I never went thru therapy for it, and I've never told anyone what happened. Basically I've been (or at least I thought it was) stuck in a depression all my life, except my depression is more than just being sad. I have violent panic attacks when on my own and I'm always reliving certain emotions from something that happened years ago.

It affects every aspect of my life, I have trouble meeting people and staying friends with them, I cant stand to be touched, I have no willpower to do anything. I've been depressed so long I've started to become very bitter and it worries me.

I could give a life story but I wont because it doesn't really matter. Right now I'm 18. I live off food stamps and for the past couple weeks I've been staying at a friends (altho its making me very uneasy). I'm trying to get a job, and I have no support system, never really did.

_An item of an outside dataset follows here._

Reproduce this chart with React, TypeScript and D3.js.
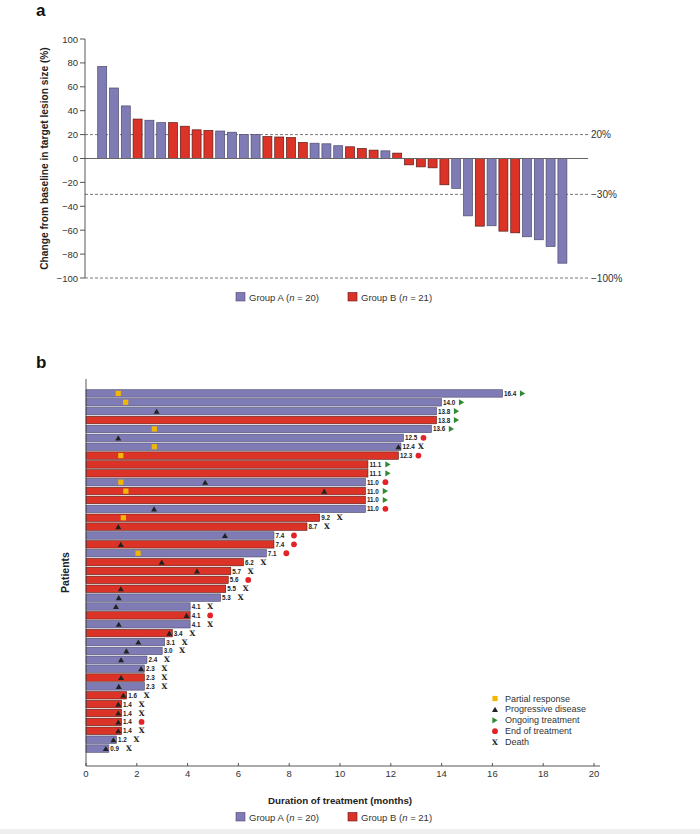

I don't know why I'm posting here, but I'm tired of always feeling alone and empty when there's a room full of people, and I've been angry and aggressive. I thought I had managed to forget all this stuff and it had gone away, but after 6 months of only a few isolated attacks, its come back in full force.

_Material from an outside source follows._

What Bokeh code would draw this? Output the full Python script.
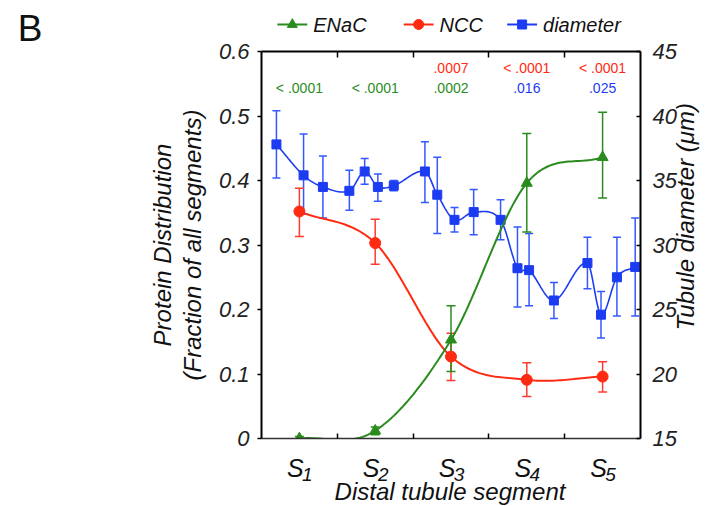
import numpy as np
from bokeh.plotting import figure
from bokeh.layouts import column
from bokeh.models import (Range1d, LinearAxis, FixedTicker, ColumnDataSource, Whisker, TeeHead)
from bokeh.core.properties import value
from bokeh.embed import file_html
from bokeh.resources import INLINE

# ---------------- data ----------------
seg_letters = ["S", "S", "S", "S", "S"]
seg_sub = ["1", "2", "3", "4", "5"]
seg_pos = [0.5, 1.5, 2.5, 3.5, 4.5]

enac = [0.0, 0.012, 0.153, 0.396, 0.436]
enac_upper = [0.003, 0.018, 0.206, 0.473, 0.506]
enac_lower = [-0.003, 0.006, 0.104, 0.320, 0.373]

ncc = [0.352, 0.303, 0.127, 0.091, 0.096]
ncc_upper = [0.388, 0.340, 0.163, 0.1175, 0.119]
ncc_lower = [0.313, 0.270, 0.090, 0.065, 0.072]

diam_pos = [0.197, 0.555, 0.81, 1.159, 1.361, 1.535, 1.745, 2.156, 2.319, 2.546,
            2.799, 3.154, 3.377, 3.530, 3.858, 4.30, 4.479, 4.689, 4.93]
diam = [37.8, 35.4, 34.5, 34.2, 35.7, 34.5, 34.6, 35.7, 33.9, 31.95,
        32.55, 31.95, 28.2, 28.05, 25.7, 28.6, 24.6, 27.5, 28.3]
diam_upper = [40.4, 38.6, 36.9, 35.8, 36.7, 35.5, 35.0, 38.0, 36.8, 32.9,
              34.3, 33.5, 31.4, 30.9, 27.1, 30.6, 26.4, 30.6, 32.1]
diam_lower = [35.2, 32.4, 32.1, 32.7, 34.7, 33.4, 34.2, 33.3, 30.9, 31.0,
              30.8, 30.4, 25.2, 25.3, 24.3, 26.6, 22.8, 24.5, 24.5]

pv_ncc = ["", "", ".0007", "< .0001", "< .0001"]
pv_enac = ["< .0001", "< .0001", ".0002", "", ""]
pv_diam = ["", "", "", ".016", ".025"]

left_ticks = [0, 0.1, 0.2, 0.3, 0.4, 0.5, 0.6]
left_labels = ["0", "0.1", "0.2", "0.3", "0.4", "0.5", "0.6"]
right_ticks = [15, 20, 25, 30, 35, 40, 45]
series_names = ["ENaC", "NCC", "diameter"]
panel_letter = "B"
right_title = "Tubule diameter (\u03bcm)"

# ---------------- styling / geometry ----------------
GREEN = "#2a8c1e"
RED = "#ff2a12"
RED_BAR = "#ff3b2f"
BLUE = "#1c3cf2"
BLUE_BAR = "#3358ff"
FONT = "Liberation Sans"
INK = "#111111"

W = 715
FL, FT, FW, FH = 261, 51, 381, 387          # main frame in page px
PAD_T, PAD_B = 8, 8                          # room for top / bottom tick axes
TOP_H = FT - PAD_T                           # top strip height
MAIN_H = PAD_T + FH + PAD_B
BOT_H = 506 - TOP_H - MAIN_H
FR = W - FL - FW
XMAX, YMAX = 5.0, 0.6
D0, D1 = 15, 45


def PY(page_y):
    return (FT + FH - page_y) / FH * YMAX


def hermite_curve(xs, ys, n=30):
    xs = np.asarray(xs, float)
    ys = np.asarray(ys, float)
    m = np.empty_like(ys)
    m[1:-1] = (ys[2:] - ys[:-2]) / (xs[2:] - xs[:-2])
    m[0] = (ys[1] - ys[0]) / (xs[1] - xs[0])
    m[-1] = (ys[-1] - ys[-2]) / (xs[-1] - xs[-2])
    ox, oy = [], []
    for i in range(len(xs) - 1):
        h = xs[i + 1] - xs[i]
        t = np.linspace(0, 1, n, endpoint=(i == len(xs) - 2))
        h00 = 2 * t**3 - 3 * t**2 + 1
        h10 = t**3 - 2 * t**2 + t
        h01 = -2 * t**3 + 3 * t**2
        h11 = t**3 - t**2
        ox.append(xs[i] + t * h)
        oy.append(h00 * ys[i] + h10 * h * m[i] + h01 * ys[i + 1] + h11 * h * m[i + 1])
    return np.concatenate(ox), np.concatenate(oy)


def bare(fig):
    fig.xgrid.visible = False
    fig.ygrid.visible = False
    fig.outline_line_color = None
    fig.background_fill_color = "white"
    fig.border_fill_color = "white"


def style_axis(ax):
    ax.axis_line_color = "black"
    ax.axis_line_width = 2
    ax.major_tick_line_color = "black"
    ax.major_tick_line_width = 1.5
    ax.minor_tick_line_color = None
    ax.major_label_text_font = FONT
    ax.major_label_text_font_style = "italic"
    ax.major_label_text_font_size = "22px"
    ax.major_label_text_color = "#222222"
    ax.axis_label_text_font = FONT
    ax.axis_label_text_font_style = "italic"
    ax.axis_label_text_font_size = "24px"
    ax.axis_label_text_color = INK


def label_only(ax):
    ax.axis_line_color = None
    ax.major_tick_line_color = None
    ax.major_tick_in = 0
    ax.major_tick_out = 0
    ax.major_label_text_color = INK


# ================= main figure =================
p = figure(width=W, height=MAIN_H, x_range=Range1d(0, XMAX), y_range=Range1d(0, YMAX),
           output_backend="svg", toolbar_location=None,
           x_axis_location=None, y_axis_location=None,
           min_border_left=FL, min_border_top=PAD_T,
           min_border_right=FR, min_border_bottom=PAD_B)
p.extra_y_ranges = {"diam": Range1d(D0, D1)}
bare(p)

left = LinearAxis(ticker=FixedTicker(ticks=left_ticks),
                  major_label_overrides={t: l for t, l in zip(left_ticks, left_labels)},
                  axis_label="Protein Distribution\n(Fraction of all segments)")
style_axis(left)
left.major_tick_out = 4
left.major_tick_in = 0
left.major_label_standoff = 8
left.axis_label_standoff = 10
left.axis_label_text_line_height = 1.1
p.add_layout(left, "left")

right = LinearAxis(y_range_name="diam", ticker=FixedTicker(ticks=right_ticks))
style_axis(right)
right.major_tick_out = 0
right.major_tick_in = 4
right.major_label_standoff = 12
p.add_layout(right, "right")

# right-hand title: a rotated label (reads bottom-to-top) starting at its tick
title_start = round(D0 + (FT + FH - 330) / FH * (D1 - D0), 2)
rtitle = LinearAxis(y_range_name="diam", ticker=FixedTicker(ticks=[title_start]),
                    major_label_overrides={title_start: right_title},
                    major_label_orientation=np.pi / 2)
style_axis(rtitle)
label_only(rtitle)
rtitle.major_label_text_font_size = "24px"
rtitle.major_label_standoff = 6
p.add_layout(rtitle, "right")

bottom = LinearAxis(ticker=FixedTicker(ticks=[1, 2, 3, 4]))
style_axis(bottom)
bottom.axis_line_color = "#333333"
bottom.axis_line_width = 1.5
bottom.major_tick_out = 0
bottom.major_tick_in = 5
bottom.major_label_text_font_size = "0px"
bottom.major_label_standoff = 0
p.add_layout(bottom, "below")

top = LinearAxis(ticker=FixedTicker(ticks=[1, 2, 3, 4]))
style_axis(top)
top.major_tick_out = 0
top.major_tick_in = 6
top.major_label_text_font_size = "0px"
top.major_label_standoff = 0
p.add_layout(top, "above")


def add_whisker(xs, lo, hi, color, size, yname=None):
    src = ColumnDataSource(dict(x=xs, lo=lo, hi=hi))
    w = Whisker(source=src, base="x", lower="lo", upper="hi", dimension="height",
                line_color=color, line_width=1.5,
                upper_head=TeeHead(size=size, line_color=color, line_width=1.5),
                lower_head=TeeHead(size=size, line_color=color, line_width=1.5))
    if yname:
        w.y_range_name = yname
    p.add_layout(w)


add_whisker(diam_pos, diam_lower, diam_upper, BLUE_BAR, 8, "diam")
add_whisker(seg_pos, ncc_lower, ncc_upper, RED_BAR, 9)
add_whisker(seg_pos, enac_lower, enac_upper, GREEN, 9)

dcx, dcy = hermite_curve(diam_pos, diam)
p.line(dcx, dcy, y_range_name="diam", line_color=BLUE, line_width=1.6)
p.scatter(diam_pos, diam, y_range_name="diam", marker="square", size=9,
          fill_color=BLUE, line_color=BLUE)

ncx, ncy = hermite_curve(seg_pos, ncc)
p.line(ncx, ncy, line_color=RED, line_width=2)
p.scatter(seg_pos, ncc, marker="circle", size=11, fill_color=RED, line_color=RED)

ecx, ecy = hermite_curve(seg_pos, enac)
p.line(ecx, ecy, line_color=GREEN, line_width=2)
p.scatter(seg_pos, enac, marker="triangle", size=11, fill_color=GREEN, line_color=GREEN)


def pv_row(texts, color, page_y):
    p.text(x=seg_pos, y=[PY(page_y)] * len(seg_pos), text=texts, text_color=color,
           text_font=value(FONT), text_font_size="14px", text_align="center",
           text_baseline="middle")


pv_row(pv_ncc, RED, 67)
pv_row(pv_enac, GREEN, 87)
pv_row(pv_diam, BLUE, 87)

# ================= top strip: panel letter + legend =================
# frame aligned with the main frame; x = page px, y = pixels up from strip bottom
t = figure(width=W, height=TOP_H, x_range=Range1d(FL, FL + FW), y_range=Range1d(0, TOP_H),
           output_backend="svg", toolbar_location=None,
           x_axis_location=None, y_axis_location=None,
           min_border_left=FL, min_border_right=FR, min_border_top=0, min_border_bottom=0)
bare(t)

letter_y = 30
letter_axis = LinearAxis(ticker=FixedTicker(ticks=[letter_y]),
                         major_label_overrides={letter_y: panel_letter})
style_axis(letter_axis)
label_only(letter_axis)
letter_axis.major_label_text_font_style = "normal"
letter_axis.major_label_text_font_size = "37px"
letter_axis.major_label_standoff = 219
t.add_layout(letter_axis, "left")

leg_y = TOP_H - 24
leg_start = [277, 404, 508]       # left end of each legend sample line
leg_colors = [GREEN, RED, BLUE]
leg_markers = ["triangle", "circle", "square"]
leg_sizes = [10, 10, 9]
for x0, col, mk, sz, name in zip(leg_start, leg_colors, leg_markers, leg_sizes, series_names):
    t.segment(x0=[x0], y0=[leg_y], x1=[x0 + 30], y1=[leg_y], line_color=col, line_width=2)
    t.scatter(x=[x0 + 15], y=[leg_y], marker=mk, size=sz, fill_color=col, line_color=col)
    t.text(x=[x0 + 36], y=[leg_y], text=[name], text_font=value(FONT),
           text_font_style="italic", text_font_size="20px", text_align="left",
           text_baseline="middle", text_color=INK)

# ================= bottom strip: segment labels + x title =================
bot_top = TOP_H + MAIN_H
b = figure(width=W, height=BOT_H, x_range=Range1d(0, XMAX),
           y_range=Range1d(bot_top + BOT_H, bot_top),
           output_backend="svg", toolbar_location=None,
           x_axis_location=None, y_axis_location=None,
           min_border_left=FL, min_border_right=FR, min_border_top=0, min_border_bottom=0)
bare(b)
b.text(x=seg_pos, y=[467] * len(seg_pos), text=seg_letters, x_offset=-4,
       text_font=value(FONT), text_font_style="italic", text_font_size="25px",
       text_align="center", text_baseline="alphabetic", text_color=INK)
b.text(x=seg_pos, y=[474] * len(seg_pos), text=seg_sub, x_offset=8,
       text_font=value(FONT), text_font_style="italic", text_font_size="19px",
       text_align="center", text_baseline="alphabetic", text_color=INK)
b.text(x=[XMAX / 2], y=[491], text=["Distal tubule segment"], x_offset=-1,
       text_font=value(FONT), text_font_style="italic", text_font_size="24px",
       text_align="center", text_baseline="middle", text_color=INK)

layout = column(t, p, b, spacing=0)
open("out.html", "w").write(file_html(layout, INLINE))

<Basic grammar edited by cherryblossom>
 
And just to clarify a few things. I've been in mental hospitals several times, although I never talked about the past or the panic attacks. I was always focusing on the present (I've had a rough family life too), which now I realize inst good since it keeps nagging at the back of my head and it throws my emotions off so I cant think clearly.

I was put on tons of medication for about a year (lithium, fluvoxamine, welbutrin, seroquel, and two others all at one time) when I moved in with my dad. About 7 months after feeling like a zombie I decided a life of chaos was better than that, so I tried to quit, he called the police and they forced me to go to a hospital again.

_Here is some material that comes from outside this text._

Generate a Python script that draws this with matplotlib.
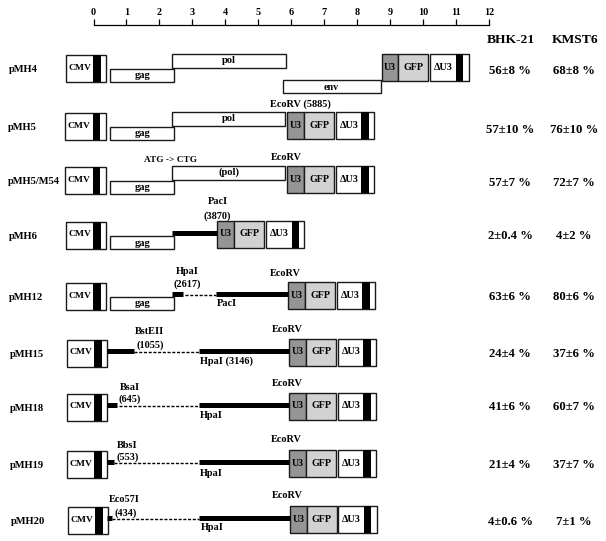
import matplotlib
matplotlib.use("Agg")
import matplotlib.pyplot as plt
from matplotlib.patches import Rectangle

plt.rcParams['font.family'] = ['Liberation Serif', 'DejaVu Serif']
plt.rcParams['font.weight'] = 'bold'
plt.rcParams['hatch.linewidth'] = 0.4

# one row per construct, positions along the genome in kb
constructs = ["pMH4", "pMH5", "pMH5/M54", "pMH6", "pMH12", "pMH15", "pMH18", "pMH19", "pMH20"]
bhk21 = ["56±8 %", "57±10 %", "57±7 %", "2±0.4 %", "63±6 %", "24±4 %", "41±6 %", "21±4 %", "4±0.6 %"]
kmst6 = ["68±8 %", "76±10 %", "72±7 %", "4±2 %", "80±6 %", "37±6 %", "60±7 %", "37±7 %", "7±1 %"]
ruler_ticks = list(range(13))

row_top = [55, 113, 167, 222, 283, 340, 394, 451, 507]
row_shift = [0.0, -0.02, -0.02, 0.0, 0.0, 0.03, 0.03, 0.03, 0.06]   # promoter box drifts a bit per row
value_dy = [16, 17, 16, 14, 14, 14, 13, 14, 15]
cassette_start = [8.74, 5.88, 5.88, 3.76, 5.91, 5.94, 5.94, 5.94, 5.96]

gag_rows = [0, 1, 2, 3, 4]
gag_span = (0.51, 2.45)
pol_rows = {0: ("pol", 5.83), 1: ("pol", 5.81), 2: ("(pol)", 5.81)}
pol_start = 2.39
env_span = (5.74, 8.71)

# (row, start, end) of the kept and deleted regions
solid_parts = [(3, 2.39, 3.76), (4, 2.39, 2.72), (4, 3.72, 5.91), (5, 0.42, 1.23), (5, 3.2, 5.94),
               (6, 0.42, 0.72), (6, 3.2, 5.94), (7, 0.42, 0.63), (7, 3.2, 5.94), (8, 0.42, 0.56), (8, 3.2, 5.96)]
dashed_parts = [(4, 2.78, 3.72), (5, 1.23, 3.2), (6, 0.78, 3.2), (7, 0.63, 3.2), (8, 0.56, 3.2)]

# (row, kb, y relative to row top, text)
site_labels = [
    (2, 5.85, -10, "EcoRV"), (2, 2.34, -7, "ATG -> CTG"),
    (3, 3.76, -20, "PacI"), (3, 3.76, -6, "(3870)"),
    (4, 2.84, -12, "HpaI"), (4, 2.84, 1, "(2617)"), (4, 4.05, 20, "PacI"), (4, 5.82, -10, "EcoRV"),
    (5, 1.71, -8, "BstEII"), (5, 1.71, 5, "(1055)"), (5, 4.05, 21, "HpaI (3146)"), (5, 5.87, -11, "EcoRV"),
    (6, 1.1, -7, "BsaI"), (6, 1.1, 5, "(645)"), (6, 3.57, 22, "HpaI"), (6, 5.87, -11, "EcoRV"),
    (7, 1.03, -6, "BbsI"), (7, 1.03, 6, "(553)"), (7, 3.57, 22, "HpaI"), (7, 5.85, -11, "EcoRV"),
    (8, 0.92, -7, "Eco57I"), (8, 0.98, 6, "(434)"), (8, 3.6, 21, "HpaI"), (8, 5.87, -11, "EcoRV"),
]

px = 32.96   # pixels per kb
fig = plt.figure(figsize=(6.06, 5.41), dpi=100)
ax = fig.add_axes([0, 0, 1, 1])
ax.set_xlim(-93.5 / px, (606 - 93.5) / px)
ax.set_ylim(541, 0)
ax.axis("off")

# ruler
rul = fig.add_axes([93.5 / 606, 1 - 25.5 / 541, 395.5 / 606, 0.001])
rul.set_xlim(0, 12)
rul.set_yticks([])
rul.patch.set_visible(False)
for s in ("left", "right", "bottom"):
    rul.spines[s].set_visible(False)
rul.spines["top"].set_linewidth(0.9)
rul.xaxis.tick_top()
rul.set_xticks(ruler_ticks)
rul.tick_params(axis="x", length=4.5, width=0.9, pad=1.5, labelsize=7.3)


def box(x0, x1, y0, y1, color="white", label=None, size=7.6, hatch=None, hatch_color=None, text_dy=-0.5):
    ax.add_patch(Rectangle((x0, y0), x1 - x0, y1 - y0, fc=color, ec="none", hatch=hatch,
                           **({"edgecolor": hatch_color} if hatch else {})))
    ax.add_patch(Rectangle((x0, y0), x1 - x0, y1 - y0, fc="none", ec="#1a1a1a", lw=1.0))
    if label:
        ax.text((x0 + x1) / 2, (y0 + y1) / 2 + text_dy, label, ha="center", va="center", fontsize=size)


def ltr_pair(top, start):
    y0, y1 = top - 1, top + 26
    box(start, start + 0.51, y0, y1, "#959595", "U3", 6.9, "......", "#6e6e6e")
    box(start + 0.51, start + 1.42, y0, y1, "#d2d2d2", "GFP", 7.2, "......", "#b4b4b4")
    box(start + 1.47, start + 2.64, y0, y1)
    ax.add_patch(Rectangle((start + 2.25, y0), 0.22, y1 - y0, fc="black", ec="none"))
    ax.text(start + 1.87, top + 12, "ΔU3", ha="center", va="center", fontsize=7.4)


for i, name in enumerate(constructs):
    top = row_top[i]
    shift = row_shift[i]
    ax.text(-2.58 + shift, top + 14.5, name, ha="left", va="center", fontsize=7.6)
    ax.text(12.64, top + value_dy[i], bhk21[i], ha="center", va="center", fontsize=9.2)
    ax.text(14.58, top + value_dy[i], kmst6[i], ha="center", va="center", fontsize=9.2)

    # promoter
    box(-0.83 + shift, 0.39 + shift, top, top + 26.5)
    ax.add_patch(Rectangle((0.0 + shift, top), 0.22, 26.5, fc="black", ec="none"))
    ax.text(-0.42 + shift, top + 12.5, "CMV", ha="center", va="center", fontsize=6.8)

    if i in gag_rows:
        box(gag_span[0], gag_span[1], top + 13.5, top + 26.5, label="gag", text_dy=1)
    if i in pol_rows:
        label, end = pol_rows[i]
        box(pol_start, end, top - 1, top + 12.5, label=label)
    if i == 0:
        box(env_span[0], env_span[1], top + 25, top + 38, label="env", size=7.2, text_dy=0.5)
    ltr_pair(top, cassette_start[i])

for r, x0, x1 in solid_parts:
    ax.plot([x0, x1], [row_top[r] + 10.5] * 2, color="black", lw=3.6, solid_capstyle="butt")
for r, x0, x1 in dashed_parts:
    ax.plot([x0, x1], [row_top[r] + 12] * 2, color="black", lw=1.0, dashes=(2.2, 1.2))
for r, x, dy, txt in site_labels:
    ax.text(x, row_top[r] + dy, txt, ha="center", va="center",
            fontsize=6.7 if txt.startswith("ATG") else 7.4)
ax.text(5.35, row_top[1] - 9, "EcoRV (5885)", ha="left", va="center", fontsize=7.4)

ax.text(12.67, 40, "BHK-21", ha="center", va="center", fontsize=9.7)
ax.text(14.6, 40, "KMST6", ha="center", va="center", fontsize=9.7)

fig.savefig("out.png", dpi=100)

I got out and decided I was going to go to drop of high school and go to Job Corps so I could get myself off the meds. I had to beg and plea and it worked, they let me off after threatening to send me to a residential. By the time I was off I had become good friends with my room-mates, but then I started to have the panic attacks. I had a friend who helped me through most of it, and for some reason it all just kind of stopped.

After 7 months of being at job corps, I realized I had no future in welding, I couldn't see or weld for crap and they wouldn't let me switch. Thinking I was cured, I then set out to join the army. Since February to about a month ago I tried to get in, working out and trying to become a more sociable person, and then it all went downhill from there. The military denied me, my friends stabbed me in the back over a girl (it would've been my first relationship), my mom started to become aggressive more often (shes heavily bipolar), so I had a panic attack and I broke the bathroom, so she kicked me out. I lived in the park for a bit, and oddly I was very content with that, and then my friend I barely knew offered me a place to stay, so I've been here since. tbh, I'm having a hard time staying in control right now.



Sandra - No, I'm not close to any of my family. My dad is mad at me for going to job corps and my mom..well, she's not much better off than I am. I tried to make it work with her but I couldn't.
My older brother is skitsophernic (we have different dads tho).